Pressing too hard produces dark lines that are difficult to erase. Draw lightly at first. Use light construction lines to plan your composition, then darken the lines you want to keep. This approach makes corrections painless. Drawing is a journey, not a destination. Every drawing teaches you something, even the ones that do not turn out as you hoped.
FAQ
How long does it take to learn to draw well? With consistent practice, noticeable improvement appears within weeks. Significant skill development takes 6-12 months of regular practice. Mastery takes years.
Do I need natural talent to draw? No. Drawing is a learned skill. Talent provides a head start, but practice and instruction produce better results than talent alone. Anyone can learn to draw competently.
What should I draw as a beginner? Draw simple objects around your home — fruit, cups, books, plants. Progress to more complex subjects as your skills develop. Still life setups provide excellent practice.
How do I know if my drawing is accurate? Look at your drawing in a mirror. The reversed image reveals proportion and symmetry errors. Compare negative spaces. Check your drawing against the subject using comparative measurement.
Should I use photo references? Yes, especially when learning. Working from photos allows you to study subjects that do not move. Eventually, combine photo reference with life drawing for the best results.

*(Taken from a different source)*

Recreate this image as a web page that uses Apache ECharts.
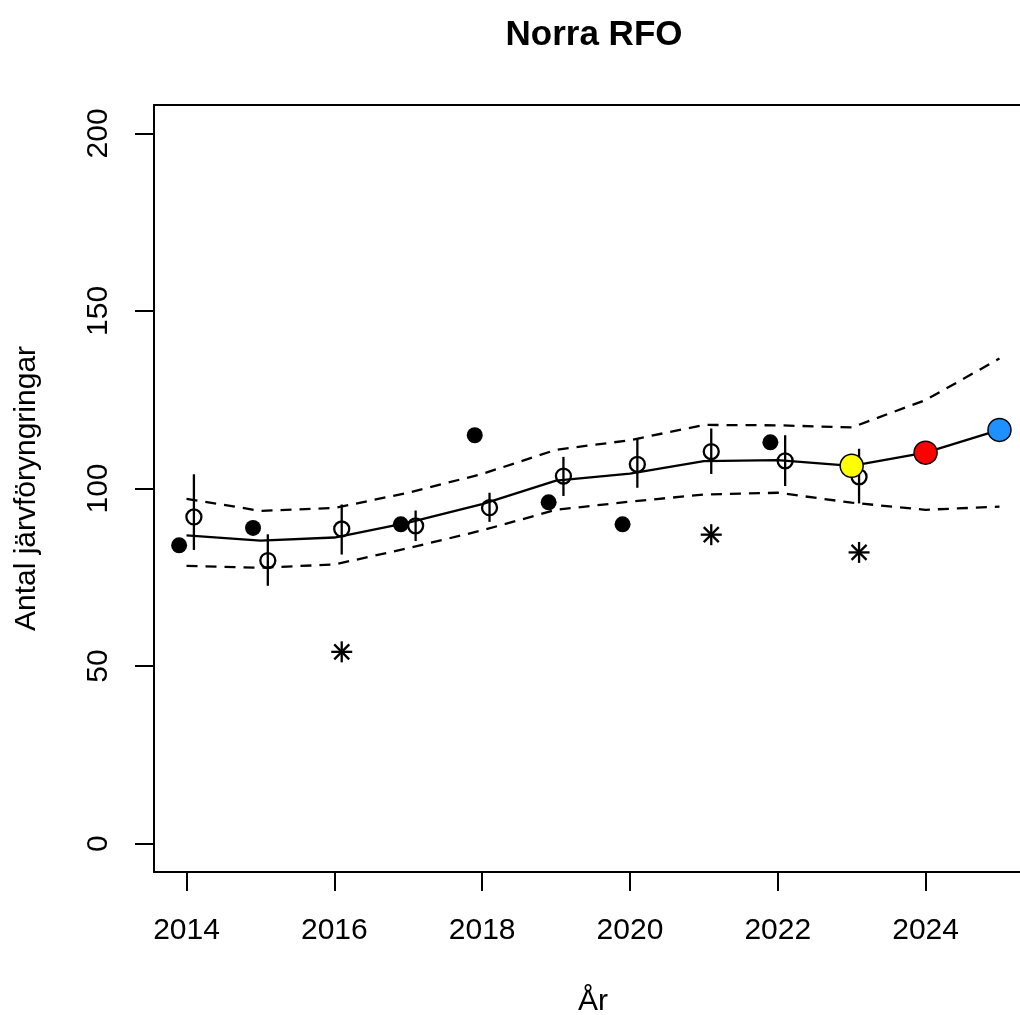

How do I get past feeling like my drawings are bad? Everyone goes through this. Keep your early drawings to track progress. Focus on improvement rather than perfection. Every artist has bad drawing days — they are part of the process.
What is the best pencil for beginners? A 2B pencil is versatile for both sketching and shading. HB is good for light construction lines. 4B and 6B are excellent for darker values and expressive work.
How do I draw what I see instead of what I know? Turn your reference image upside down and draw it that way. This forces your brain to process shapes and lines instead of symbols. Practice blind contour drawing to break the habit of drawing symbols.